Morning of transition fails to run smoothly
On the morning of what was promised to be a ‘seamless transition’ for the Lloyds and TSB bank split, ‘unexpected high volumes of traffic’ caused the website to crash, said a TSB spokesperson.
The crash left customers unable to access their accounts online, as the two banks split off in a rebrand forced by the EU to comply with competition rules on the high street.
A surge of traffic to the website and those of other banks in the Lloyds Group caused the problems, undermining the promise of the chief executive, António Horta-Osório, of a "seamless" transition as TSB was relaunched.
Customers at Lloyds and Halifax were also affected by the glitch, which left some unable to even load the websites and others unable to log in. Only the Bank of Scotland website was unaffected.
A spokesperson for the group said: "We are experiencing an issue with our internet banking service this morning, which has affected the ability of some customers to log on successfully.
"We are working to resolve this as quickly as we can and we apologise to customers for the inconvenience this will have caused. Our branches, telephone banking and cashpoint facilities have not been affected in any way."
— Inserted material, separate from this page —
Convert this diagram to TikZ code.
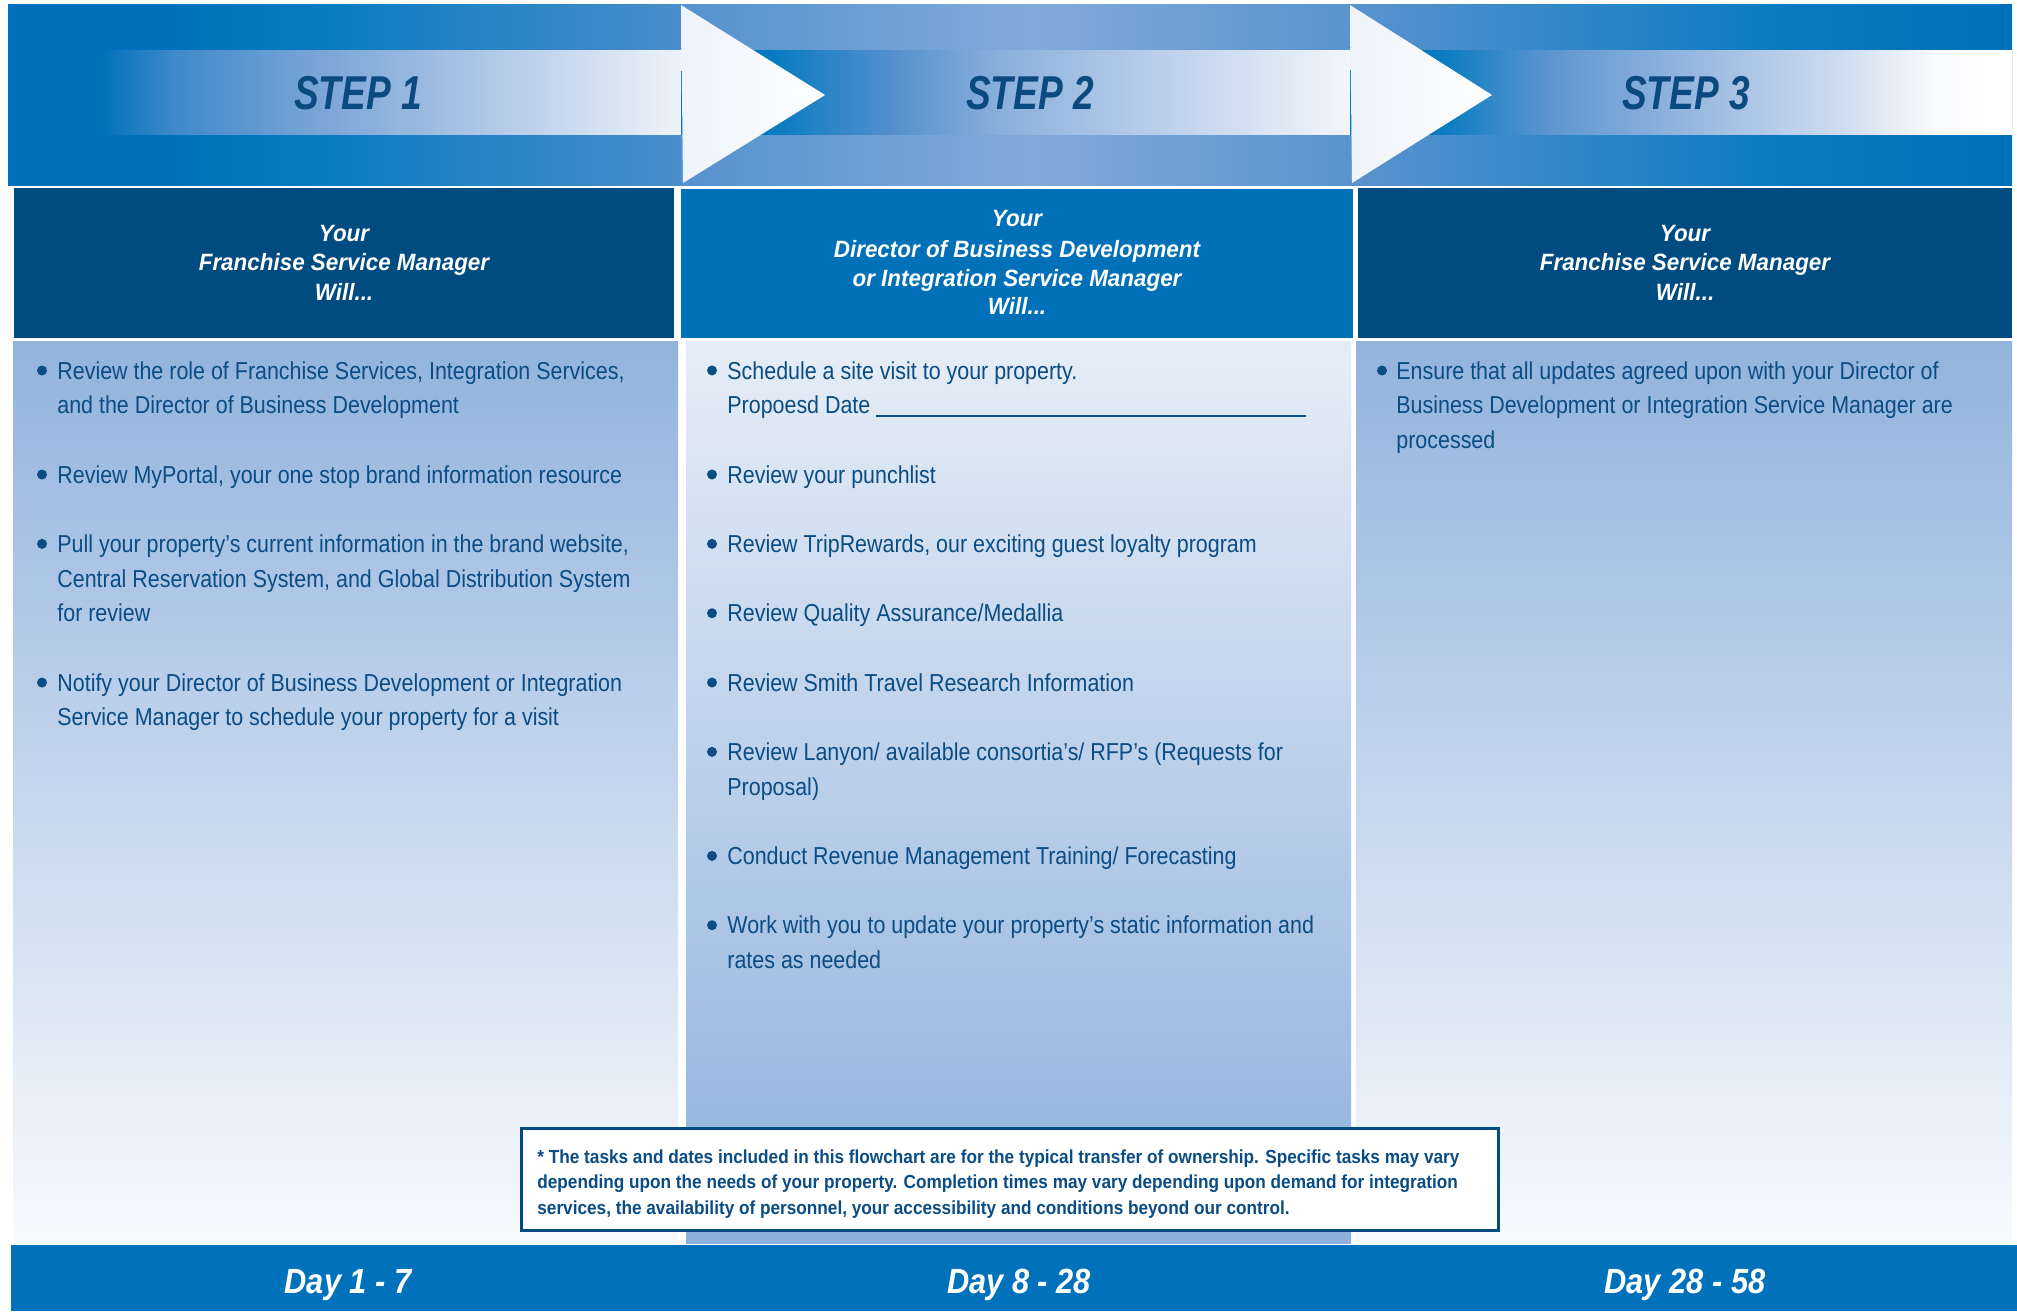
\documentclass[tikz,border=0pt]{standalone}
\usepackage{fontspec}
\newfontfamily\bodyf[FakeStretch=0.875]{Liberation Sans}
\newfontfamily\headf[FakeStretch=0.95]{Liberation Sans}
\newfontfamily\stepf[FakeStretch=0.78]{Liberation Sans}
\newfontfamily\dayf[FakeStretch=0.88]{Liberation Sans}
\newfontfamily\footf[FakeStretch=0.91]{Liberation Sans}
\definecolor{navy}{HTML}{004B7F}
\definecolor{txtnavy}{HTML}{0A4C84}
\definecolor{stepnavy}{HTML}{0A4A7F}
\definecolor{hblue}{HTML}{0070B8}
\definecolor{barblue}{HTML}{0071BB}
\definecolor{bA}{HTML}{0071BA}
\definecolor{bB}{HTML}{0A7CC2}
\definecolor{bC}{HTML}{4A8ECB}
\definecolor{bD}{HTML}{5592CF}
\definecolor{bE}{HTML}{82AADA}
\definecolor{bF}{HTML}{5A93CF}
\definecolor{bG}{HTML}{2E86C8}
\definecolor{bH}{HTML}{0A7BC2}
\definecolor{sA}{HTML}{0074BC}
\definecolor{sB}{HTML}{3F8ACA}
\definecolor{sC}{HTML}{7AA5D7}
\definecolor{sD}{HTML}{AEC6E6}
\definecolor{sE}{HTML}{EEF3FA}
\definecolor{tA}{HTML}{0078C0}
\definecolor{tB}{HTML}{5590CD}
\definecolor{tC}{HTML}{8AB0DC}
\definecolor{tD}{HTML}{C6D6EE}
\definecolor{tE}{HTML}{F2F6FB}
\definecolor{uB}{HTML}{5E96D0}
\definecolor{uC}{HTML}{9FBDE2}
\definecolor{uD}{HTML}{CFDDF0}
\definecolor{uE}{HTML}{FAFBFD}
\definecolor{colblue}{HTML}{92B3DD}
\definecolor{colpale}{HTML}{F8FAFD}
\definecolor{colpaleB}{HTML}{E6EDF7}
\definecolor{colblueB}{HTML}{8DB0DC}
\begin{document}
\begin{tikzpicture}[x=0.5pt,y=-0.5pt,
  bodytxt/.style={anchor=base west,inner sep=0pt,text=txtnavy,font=\bodyf\fontsize{12.25}{14}\selectfont},
  headtxt/.style={anchor=base,inner sep=0pt,text=white,font=\headf\bfseries\itshape\fontsize{11.8}{14}\selectfont},
  steptxt/.style={anchor=base,inner sep=0pt,text=stepnavy,font=\stepf\bfseries\itshape\fontsize{23.75}{28}\selectfont},
  daytxt/.style={anchor=base,inner sep=0pt,text=white,font=\dayf\bfseries\itshape\fontsize{17.5}{20}\selectfont},
  foottxt/.style={anchor=base west,inner sep=0pt,text=txtnavy,font=\footf\bfseries\fontsize{9.45}{12}\selectfont},
  bul/.style={fill=txtnavy},
  arrowhd/.style={left color=sE,right color=white}
]
\useasboundingbox (0,0) rectangle (2017,1311);
\fill[white] (0,0) rectangle (2017,1311);
% ---------- top banner: outer band ----------
\shade[left color=bA,right color=bA] (8,5) rectangle (171,185);
\shade[left color=bA,right color=bB] (170,5) rectangle (331,185);
\shade[left color=bB,right color=bC] (330,5) rectangle (682,185);
\shade[left color=bD,right color=bE] (681,5) rectangle (1031,185);
\shade[left color=bE,right color=bF] (1030,5) rectangle (1351,185);
\shade[left color=bF,right color=bG] (1350,5) rectangle (1585,185);
\shade[left color=bG,right color=bH] (1584,5) rectangle (1779,185);
\shade[left color=bH,right color=bA] (1778,5) rectangle (2012,185);
% ---------- shaft 1 ----------
\shade[left color=bA,right color=bA] (8,51) rectangle (101,134);
\shade[left color=bA,right color=sB] (100,51) rectangle (176,134);
\shade[left color=sB,right color=sC] (175,51) rectangle (321,134);
\shade[left color=sC,right color=sD] (320,51) rectangle (481,134);
\shade[left color=sD,right color=sE] (480,51) rectangle (682,134);
% ---------- shaft 2 ----------
\shade[left color=tA,right color=tA] (681,51) rectangle (761,134);
\shade[left color=tA,right color=tB] (760,51) rectangle (894,134);
\shade[left color=tB,right color=tC] (893,51) rectangle (1001,134);
\shade[left color=tC,right color=tD] (1000,51) rectangle (1196,134);
\shade[left color=tD,right color=tE] (1195,51) rectangle (1351,134);
% ---------- shaft 3 ----------
\shade[left color=tA,right color=tA] (1350,51) rectangle (1429,134);
\shade[left color=tA,right color=uB] (1428,51) rectangle (1552,134);
\shade[left color=uB,right color=uC] (1551,51) rectangle (1714,134);
\shade[left color=uC,right color=uD] (1713,51) rectangle (1844,134);
\shade[left color=uD,right color=uE] (1843,51) rectangle (1935,134);
\shade[left color=uE,right color=white] (1934,51) rectangle (2012,134);
% ---------- arrow heads ----------
\shade[arrowhd] (681,5) -- (825,95) -- (683,183) -- cycle;
\shade[arrowhd] (1350,5) -- (1492,95) -- (1352,183) -- cycle;
% ---------- step labels ----------
\node[steptxt] (step1) at (358,110) {STEP 1};
\node[steptxt] (step2) at (1030,110) {STEP 2};
\node[steptxt] (step3) at (1686,110) {STEP 3};
% ---------- headers ----------
\fill[navy] (14,188) rectangle (674,338);
\fill[hblue] (681,189) rectangle (1353,338);
\fill[navy] (1358,188) rectangle (2012,338);
\node[headtxt] (h1a) at (344,241) {Your};
\node[headtxt] (h1b) at (344,270) {Franchise Service Manager};
\node[headtxt] (h1c) at (344,300) {Will...};
\node[headtxt] (h2a) at (1017,226) {Your};
\node[headtxt] (h2b) at (1017,257) {Director of Business Development};
\node[headtxt] (h2c) at (1017,286) {or Integration Service Manager};
\node[headtxt] (h2d) at (1017,314) {Will...};
\node[headtxt] (h3a) at (1685,241) {Your};
\node[headtxt] (h3b) at (1685,270) {Franchise Service Manager};
\node[headtxt] (h3c) at (1685,300) {Will...};
% ---------- column bodies ----------
\shade[top color=colblue,bottom color=colpale] (13,341) rectangle (678,1243);
\shade[top color=colpaleB,bottom color=colblueB] (686,341) rectangle (1351,1243);
\shade[top color=colblue,bottom color=colpale] (1356,341) rectangle (2012,1243);
% ---------- column 1 ----------
\fill[bul] (42,370.5) circle[radius=2.5pt];
\node[bodytxt] (c1l0) at (57,379) {Review the role of Franchise Services, Integration Services,};
\node[bodytxt] (c1l1) at (57,413.67) {and the Director of Business Development};
\fill[bul] (42,474.5) circle[radius=2.5pt];
\node[bodytxt] (c1l3) at (57,483.01) {Review MyPortal, your one stop brand information resource};
\fill[bul] (42,543.85) circle[radius=2.5pt];
\node[bodytxt] (c1l5) at (57,552.35) {Pull your property’s current information in the brand website,};
\node[bodytxt] (c1l6) at (57,587.02) {Central Reservation System, and Global Distribution System};
\node[bodytxt] (c1l7) at (57,621.69) {for review};
\fill[bul] (42,682.53) circle[radius=2.5pt];
\node[bodytxt] (c1l9) at (57,691.03) {Notify your Director of Business Development or Integration};
\node[bodytxt] (c1l10) at (57,725.7) {Service Manager to schedule your property for a visit};
% ---------- column 2 ----------
\fill[bul] (712,370.5) circle[radius=2.5pt];
\node[bodytxt] (c2l0) at (727,379) {Schedule a site visit to your property.};
\node[bodytxt] (c2l1) at (727,413.67) {Propoesd Date\hspace{3pt}\rule[-1.5pt]{215pt}{0.8pt}};
\fill[bul] (712,474.5) circle[radius=2.5pt];
\node[bodytxt] (c2l3) at (727,483.01) {Review your punchlist};
\fill[bul] (712,543.85) circle[radius=2.5pt];
\node[bodytxt] (c2l5) at (727,552.35) {Review TripRewards, our exciting guest loyalty program};
\fill[bul] (712,613.19) circle[radius=2.5pt];
\node[bodytxt] (c2l7) at (727,621.69) {Review Quality Assurance/Medallia};
\fill[bul] (712,682.53) circle[radius=2.5pt];
\node[bodytxt] (c2l9) at (727,691.03) {Review Smith Travel Research Information};
\fill[bul] (712,751.87) circle[radius=2.5pt];
\node[bodytxt] (c2l11) at (727,760.37) {Review Lanyon/ available consortia’s/ RFP’s (Requests for};
\node[bodytxt] (c2l12) at (727,795.04) {Proposal)};
\fill[bul] (712,855.88) circle[radius=2.5pt];
\node[bodytxt] (c2l14) at (727,864.38) {Conduct Revenue Management Training/ Forecasting};
\fill[bul] (712,925.22) circle[radius=2.5pt];
\node[bodytxt] (c2l16) at (727,933.72) {Work with you to update your property’s static information and};
\node[bodytxt] (c2l17) at (727,968.39) {rates as needed};
% ---------- column 3 ----------
\fill[bul] (1382,370.5) circle[radius=2.5pt];
\node[bodytxt] (c3l0) at (1396,379) {Ensure that all updates agreed upon with your Director of};
\node[bodytxt] (c3l1) at (1396,413.67) {Business Development or Integration Service Manager are};
\node[bodytxt] (c3l2) at (1396,448.34) {processed};
% ---------- footnote ----------
\draw[navy,line width=1.5pt,fill=white] (521,1128) rectangle (1498,1230);
\node[foottxt] (f1) at (537,1163) {* The tasks and dates included in this flowchart are for the typical transfer of ownership. Specific tasks may vary};
\node[foottxt] (f2) at (537,1188) {depending upon the needs of your property. Completion times may vary depending upon demand for integration};
\node[foottxt] (f3) at (537,1214) {services, the availability of personnel, your accessibility and conditions beyond our control.};
% ---------- bottom bar ----------
\fill[barblue] (11,1245) rectangle (2017,1311);
\node[daytxt] (d1) at (348,1293) {Day 1 - 7};
\node[daytxt] (d2) at (1019,1293) {Day 8 - 28};
\node[daytxt] (d3) at (1685,1293) {Day 28 - 58};
\end{tikzpicture}
\end{document}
On Saturday night the websites were closed as final technical work was done ahead of Monday’s official return to the high street of the TSB brand, which came with the opening of the first rebranded stores. Other branches will follow in the first three days of the week.
Michael Allen, director of APM at Compuware said:
"Given the uncertainty that the split has caused for customers, for them to then not be able to get into their accounts this morning will have created unnecessary stress for thousands, if not millions, of customers.
"Banks need to manage the risks associated with technology performance in a more proactive way, with early warning systems that can alert them to any potential problems before they create chaos for their customers.
"For example, monitoring these services from an end-user’s perspective to see how they perform in the real world will identify any weak spots and inefficiencies and enable them to be rectified ahead of demand hitting, rather than after the complaints have begun to pour in."